JJ or Jack Savage was by anyone’s measure an outstanding all-rounder who came up through the college ranks of CBC Perth, graduating in 1911. He really made the most of his time and represented the school in Athletics, Football, Rowing, Swimming and Cricket. Academically he was equally impressive during the last three of his eight years at the school, performing regularly in the top ten of the State academically.

He was a member of the East Perth league Football team and held the amateur half-mile running championship for WA. In Rowing, he was stroke of the 1909 team which established the mile record on the river and represented WA in the interstate Rowing championships in Tasmania. So good was he on the field that then Governor Bedford was quoted in The West Australian as saying: “We must get rid of this Savage or the other schools won’t get a look in!” It was his Rowing, however, which nearly got him into deep water during his Rhodes Scholarship. He was asked to row for Oxford in 1912, and would have done so had he not had an unfortunate fall on his bike. That year was famously a good year to miss being in the winning team of the world’s most famous boat race. The weather was so bad both boats sank! Although Oxford emptied its boat and managed to finish. When the race was rerun the following Monday, Oxford won by the biggest margin in its history in similarly terrible conditions.

Jack graduated in Medicine and became a member of the Royal College of Surgeons. Inevitably, the war claimed his career and he served in Ireland in the Royal Air Force. He was a man of principal and ideas who was hugely popular with others because of his wide range of interests and abilities.
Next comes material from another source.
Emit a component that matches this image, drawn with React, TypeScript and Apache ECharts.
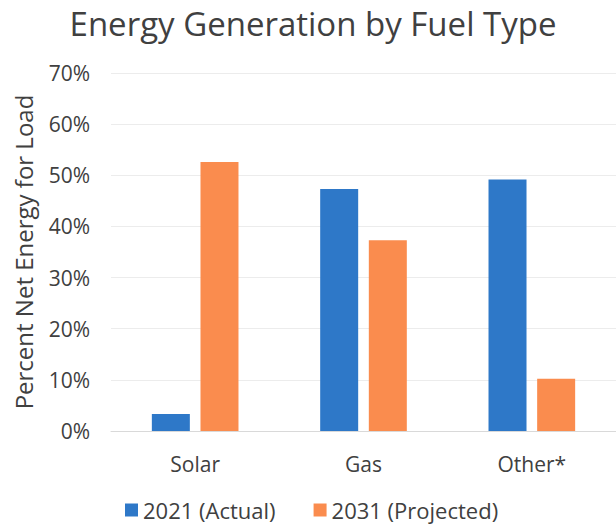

A press report from The West Australian said at the time: “The most striking impression he had gained while abroad was the remarkable strength of the British Empire and the reputation which it gave its members for financial integrity.”

The unfairness of trade agreements that disadvantaged members of the Commonwealth like Australia struck him as a complete injustice. Although wishing to change the world through politics, he returned to WA and served many years as a much-loved doctor in Narrogin. Very sadly, he died of a heart attack in 1948.